Problem description »
Leave out the pictures; transcribe all else exactly.

Supplied information »
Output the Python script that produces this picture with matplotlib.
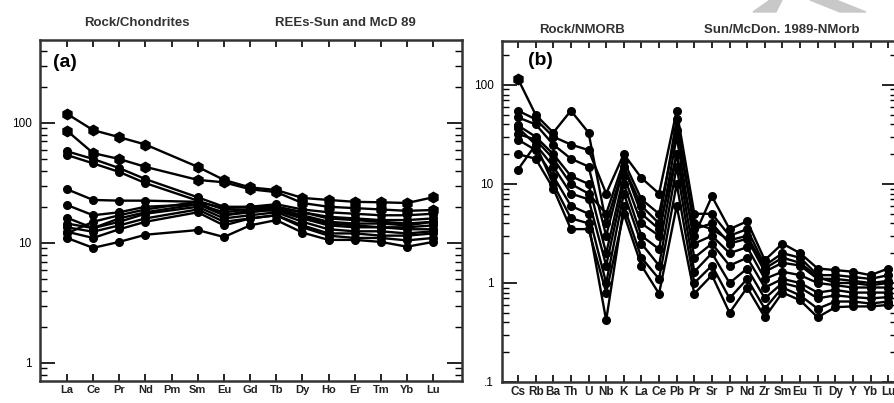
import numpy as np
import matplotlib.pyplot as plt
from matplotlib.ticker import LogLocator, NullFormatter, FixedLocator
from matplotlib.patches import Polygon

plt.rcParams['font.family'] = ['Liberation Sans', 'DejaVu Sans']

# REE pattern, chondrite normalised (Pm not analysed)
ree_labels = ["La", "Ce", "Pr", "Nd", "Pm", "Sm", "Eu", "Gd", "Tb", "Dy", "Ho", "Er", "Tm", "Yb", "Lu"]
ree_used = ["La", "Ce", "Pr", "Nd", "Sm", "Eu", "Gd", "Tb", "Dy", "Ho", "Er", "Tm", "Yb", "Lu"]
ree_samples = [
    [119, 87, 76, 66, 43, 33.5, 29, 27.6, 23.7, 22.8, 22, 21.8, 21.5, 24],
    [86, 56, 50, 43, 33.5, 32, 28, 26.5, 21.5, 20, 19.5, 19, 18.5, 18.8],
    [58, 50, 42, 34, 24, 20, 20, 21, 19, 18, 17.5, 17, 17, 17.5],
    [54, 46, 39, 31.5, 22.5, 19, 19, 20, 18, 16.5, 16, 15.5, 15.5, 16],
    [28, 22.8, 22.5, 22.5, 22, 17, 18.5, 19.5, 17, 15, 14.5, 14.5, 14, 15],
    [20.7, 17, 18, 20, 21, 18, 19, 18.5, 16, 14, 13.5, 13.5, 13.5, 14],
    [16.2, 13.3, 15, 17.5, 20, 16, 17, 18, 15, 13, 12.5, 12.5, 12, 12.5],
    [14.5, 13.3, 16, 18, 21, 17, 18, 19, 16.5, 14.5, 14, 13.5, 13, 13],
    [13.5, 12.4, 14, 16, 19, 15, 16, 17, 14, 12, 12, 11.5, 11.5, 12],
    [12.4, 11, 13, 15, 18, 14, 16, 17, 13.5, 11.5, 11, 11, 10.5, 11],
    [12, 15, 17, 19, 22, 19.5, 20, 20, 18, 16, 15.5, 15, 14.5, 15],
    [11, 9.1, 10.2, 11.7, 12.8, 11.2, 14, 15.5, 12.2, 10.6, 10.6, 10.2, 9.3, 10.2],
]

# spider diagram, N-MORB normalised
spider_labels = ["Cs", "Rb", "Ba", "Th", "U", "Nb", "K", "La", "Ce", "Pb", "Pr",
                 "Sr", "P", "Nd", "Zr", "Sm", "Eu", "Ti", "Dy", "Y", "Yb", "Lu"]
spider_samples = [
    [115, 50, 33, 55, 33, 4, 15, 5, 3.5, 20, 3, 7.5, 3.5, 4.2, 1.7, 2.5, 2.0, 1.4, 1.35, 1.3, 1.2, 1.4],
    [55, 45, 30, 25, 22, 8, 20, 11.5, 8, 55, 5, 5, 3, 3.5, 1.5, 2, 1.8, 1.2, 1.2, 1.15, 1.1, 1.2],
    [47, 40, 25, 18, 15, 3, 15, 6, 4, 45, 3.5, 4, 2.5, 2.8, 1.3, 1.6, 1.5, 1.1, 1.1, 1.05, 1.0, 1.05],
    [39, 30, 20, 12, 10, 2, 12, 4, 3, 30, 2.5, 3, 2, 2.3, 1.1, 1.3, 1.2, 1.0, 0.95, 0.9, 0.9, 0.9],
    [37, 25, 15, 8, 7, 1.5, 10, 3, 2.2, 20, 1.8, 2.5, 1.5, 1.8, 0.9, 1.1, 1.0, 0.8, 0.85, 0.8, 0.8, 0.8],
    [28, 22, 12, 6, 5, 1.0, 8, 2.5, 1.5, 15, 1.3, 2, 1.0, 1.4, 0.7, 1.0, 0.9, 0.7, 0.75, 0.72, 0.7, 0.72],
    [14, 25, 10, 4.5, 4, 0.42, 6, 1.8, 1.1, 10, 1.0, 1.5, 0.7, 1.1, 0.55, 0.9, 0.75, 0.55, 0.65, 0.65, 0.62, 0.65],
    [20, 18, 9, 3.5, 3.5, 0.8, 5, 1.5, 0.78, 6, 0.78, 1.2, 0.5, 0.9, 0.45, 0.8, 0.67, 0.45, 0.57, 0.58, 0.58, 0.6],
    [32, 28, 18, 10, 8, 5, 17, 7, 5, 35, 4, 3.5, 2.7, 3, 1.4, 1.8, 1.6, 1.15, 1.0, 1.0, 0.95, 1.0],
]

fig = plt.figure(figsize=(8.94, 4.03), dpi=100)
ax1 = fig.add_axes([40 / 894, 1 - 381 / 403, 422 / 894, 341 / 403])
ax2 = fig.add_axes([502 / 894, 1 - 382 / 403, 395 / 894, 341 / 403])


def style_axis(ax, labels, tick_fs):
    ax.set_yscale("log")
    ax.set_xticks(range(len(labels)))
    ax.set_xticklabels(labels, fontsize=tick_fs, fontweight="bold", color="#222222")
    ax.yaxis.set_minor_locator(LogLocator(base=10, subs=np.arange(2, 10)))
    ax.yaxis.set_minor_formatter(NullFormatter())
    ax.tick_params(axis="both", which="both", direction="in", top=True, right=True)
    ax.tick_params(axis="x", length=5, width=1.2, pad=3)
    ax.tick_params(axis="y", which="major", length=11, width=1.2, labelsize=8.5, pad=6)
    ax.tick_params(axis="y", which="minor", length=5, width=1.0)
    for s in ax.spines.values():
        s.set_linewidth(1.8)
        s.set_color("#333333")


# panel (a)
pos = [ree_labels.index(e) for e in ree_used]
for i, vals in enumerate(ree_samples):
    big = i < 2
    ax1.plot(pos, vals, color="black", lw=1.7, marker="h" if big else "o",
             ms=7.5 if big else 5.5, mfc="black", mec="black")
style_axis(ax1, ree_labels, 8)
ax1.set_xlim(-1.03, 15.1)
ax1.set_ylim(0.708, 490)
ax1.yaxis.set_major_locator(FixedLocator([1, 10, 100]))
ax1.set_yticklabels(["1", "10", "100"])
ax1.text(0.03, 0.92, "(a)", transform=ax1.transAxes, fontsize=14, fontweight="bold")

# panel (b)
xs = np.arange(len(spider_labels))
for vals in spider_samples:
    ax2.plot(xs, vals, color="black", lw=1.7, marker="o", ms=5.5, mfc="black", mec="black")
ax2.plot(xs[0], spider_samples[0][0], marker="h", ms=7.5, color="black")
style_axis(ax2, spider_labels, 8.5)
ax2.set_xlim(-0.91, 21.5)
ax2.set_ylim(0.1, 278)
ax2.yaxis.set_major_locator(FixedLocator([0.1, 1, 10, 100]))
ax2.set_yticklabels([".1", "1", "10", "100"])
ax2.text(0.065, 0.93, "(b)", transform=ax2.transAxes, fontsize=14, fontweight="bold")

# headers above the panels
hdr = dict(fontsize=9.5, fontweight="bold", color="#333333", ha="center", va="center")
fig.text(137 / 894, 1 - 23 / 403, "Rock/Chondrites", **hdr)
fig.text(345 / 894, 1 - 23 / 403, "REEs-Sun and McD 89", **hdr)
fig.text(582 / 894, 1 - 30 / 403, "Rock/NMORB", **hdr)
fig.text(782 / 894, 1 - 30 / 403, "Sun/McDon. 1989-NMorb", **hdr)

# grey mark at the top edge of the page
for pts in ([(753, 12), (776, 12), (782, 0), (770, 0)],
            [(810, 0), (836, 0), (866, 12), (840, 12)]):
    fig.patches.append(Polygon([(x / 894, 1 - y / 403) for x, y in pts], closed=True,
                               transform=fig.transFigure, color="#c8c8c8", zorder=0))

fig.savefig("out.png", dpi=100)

Right answer »
Output the Python script that produces this picture with matplotlib.
import numpy as np
import matplotlib.pyplot as plt
from matplotlib.ticker import LogLocator, NullFormatter, FixedLocator
from matplotlib.patches import Polygon

plt.rcParams['font.family'] = ['Liberation Sans', 'DejaVu Sans']

# REE pattern, chondrite normalised (Pm not analysed)
ree_labels = ["La", "Ce", "Pr", "Nd", "Pm", "Sm", "Eu", "Gd", "Tb", "Dy", "Ho", "Er", "Tm", "Yb", "Lu"]
ree_used = ["La", "Ce", "Pr", "Nd", "Sm", "Eu", "Gd", "Tb", "Dy", "Ho", "Er", "Tm", "Yb", "Lu"]
ree_samples = [
    [119, 87, 76, 66, 43, 33.5, 29, 27.6, 23.7, 22.8, 22, 21.8, 21.5, 24],
    [86, 56, 50, 43, 33.5, 32, 28, 26.5, 21.5, 20, 19.5, 19, 18.5, 18.8],
    [58, 50, 42, 34, 24, 20, 20, 21, 19, 18, 17.5, 17, 17, 17.5],
    [54, 46, 39, 31.5, 22.5, 19, 19, 20, 18, 16.5, 16, 15.5, 15.5, 16],
    [28, 22.8, 22.5, 22.5, 22, 17, 18.5, 19.5, 17, 15, 14.5, 14.5, 14, 15],
    [20.7, 17, 18, 20, 21, 18, 19, 18.5, 16, 14, 13.5, 13.5, 13.5, 14],
    [16.2, 13.3, 15, 17.5, 20, 16, 17, 18, 15, 13, 12.5, 12.5, 12, 12.5],
    [14.5, 13.3, 16, 18, 21, 17, 18, 19, 16.5, 14.5, 14, 13.5, 13, 13],
    [13.5, 12.4, 14, 16, 19, 15, 16, 17, 14, 12, 12, 11.5, 11.5, 12],
    [12.4, 11, 13, 15, 18, 14, 16, 17, 13.5, 11.5, 11, 11, 10.5, 11],
    [12, 15, 17, 19, 22, 19.5, 20, 20, 18, 16, 15.5, 15, 14.5, 15],
    [11, 9.1, 10.2, 11.7, 12.8, 11.2, 14, 15.5, 12.2, 10.6, 10.6, 10.2, 9.3, 10.2],
]

# spider diagram, N-MORB normalised
spider_labels = ["Cs", "Rb", "Ba", "Th", "U", "Nb", "K", "La", "Ce", "Pb", "Pr",
                 "Sr", "P", "Nd", "Zr", "Sm", "Eu", "Ti", "Dy", "Y", "Yb", "Lu"]
spider_samples = [
    [115, 50, 33, 55, 33, 4, 15, 5, 3.5, 20, 3, 7.5, 3.5, 4.2, 1.7, 2.5, 2.0, 1.4, 1.35, 1.3, 1.2, 1.4],
    [55, 45, 30, 25, 22, 8, 20, 11.5, 8, 55, 5, 5, 3, 3.5, 1.5, 2, 1.8, 1.2, 1.2, 1.15, 1.1, 1.2],
    [47, 40, 25, 18, 15, 3, 15, 6, 4, 45, 3.5, 4, 2.5, 2.8, 1.3, 1.6, 1.5, 1.1, 1.1, 1.05, 1.0, 1.05],
    [39, 30, 20, 12, 10, 2, 12, 4, 3, 30, 2.5, 3, 2, 2.3, 1.1, 1.3, 1.2, 1.0, 0.95, 0.9, 0.9, 0.9],
    [37, 25, 15, 8, 7, 1.5, 10, 3, 2.2, 20, 1.8, 2.5, 1.5, 1.8, 0.9, 1.1, 1.0, 0.8, 0.85, 0.8, 0.8, 0.8],
    [28, 22, 12, 6, 5, 1.0, 8, 2.5, 1.5, 15, 1.3, 2, 1.0, 1.4, 0.7, 1.0, 0.9, 0.7, 0.75, 0.72, 0.7, 0.72],
    [14, 25, 10, 4.5, 4, 0.42, 6, 1.8, 1.1, 10, 1.0, 1.5, 0.7, 1.1, 0.55, 0.9, 0.75, 0.55, 0.65, 0.65, 0.62, 0.65],
    [20, 18, 9, 3.5, 3.5, 0.8, 5, 1.5, 0.78, 6, 0.78, 1.2, 0.5, 0.9, 0.45, 0.8, 0.67, 0.45, 0.57, 0.58, 0.58, 0.6],
    [32, 28, 18, 10, 8, 5, 17, 7, 5, 35, 4, 3.5, 2.7, 3, 1.4, 1.8, 1.6, 1.15, 1.0, 1.0, 0.95, 1.0],
]

fig = plt.figure(figsize=(8.94, 4.03), dpi=100)
ax1 = fig.add_axes([40 / 894, 1 - 381 / 403, 422 / 894, 341 / 403])
ax2 = fig.add_axes([502 / 894, 1 - 382 / 403, 395 / 894, 341 / 403])


def style_axis(ax, labels, tick_fs):
    ax.set_yscale("log")
    ax.set_xticks(range(len(labels)))
    ax.set_xticklabels(labels, fontsize=tick_fs, fontweight="bold", color="#222222")
    ax.yaxis.set_minor_locator(LogLocator(base=10, subs=np.arange(2, 10)))
    ax.yaxis.set_minor_formatter(NullFormatter())
    ax.tick_params(axis="both", which="both", direction="in", top=True, right=True)
    ax.tick_params(axis="x", length=5, width=1.2, pad=3)
    ax.tick_params(axis="y", which="major", length=11, width=1.2, labelsize=8.5, pad=6)
    ax.tick_params(axis="y", which="minor", length=5, width=1.0)
    for s in ax.spines.values():
        s.set_linewidth(1.8)
        s.set_color("#333333")


# panel (a)
pos = [ree_labels.index(e) for e in ree_used]
for i, vals in enumerate(ree_samples):
    big = i < 2
    ax1.plot(pos, vals, color="black", lw=1.7, marker="h" if big else "o",
             ms=7.5 if big else 5.5, mfc="black", mec="black")
style_axis(ax1, ree_labels, 8)
ax1.set_xlim(-1.03, 15.1)
ax1.set_ylim(0.708, 490)
ax1.yaxis.set_major_locator(FixedLocator([1, 10, 100]))
ax1.set_yticklabels(["1", "10", "100"])
ax1.text(0.03, 0.92, "(a)", transform=ax1.transAxes, fontsize=14, fontweight="bold")

# panel (b)
xs = np.arange(len(spider_labels))
for vals in spider_samples:
    ax2.plot(xs, vals, color="black", lw=1.7, marker="o", ms=5.5, mfc="black", mec="black")
ax2.plot(xs[0], spider_samples[0][0], marker="h", ms=7.5, color="black")
style_axis(ax2, spider_labels, 8.5)
ax2.set_xlim(-0.91, 21.5)
ax2.set_ylim(0.1, 278)
ax2.yaxis.set_major_locator(FixedLocator([0.1, 1, 10, 100]))
ax2.set_yticklabels([".1", "1", "10", "100"])
ax2.text(0.065, 0.93, "(b)", transform=ax2.transAxes, fontsize=14, fontweight="bold")

# headers above the panels
hdr = dict(fontsize=9.5, fontweight="bold", color="#333333", ha="center", va="center")
fig.text(137 / 894, 1 - 23 / 403, "Rock/Chondrites", **hdr)
fig.text(345 / 894, 1 - 23 / 403, "REEs-Sun and McD 89", **hdr)
fig.text(582 / 894, 1 - 30 / 403, "Rock/NMORB", **hdr)
fig.text(782 / 894, 1 - 30 / 403, "Sun/McDon. 1989-NMorb", **hdr)

# grey mark at the top edge of the page
for pts in ([(753, 12), (776, 12), (782, 0), (770, 0)],
            [(810, 0), (836, 0), (866, 12), (840, 12)]):
    fig.patches.append(Polygon([(x / 894, 1 - y / 403) for x, y in pts], closed=True,
                               transform=fig.transFigure, color="#c8c8c8", zorder=0))

fig.savefig("out.png", dpi=100)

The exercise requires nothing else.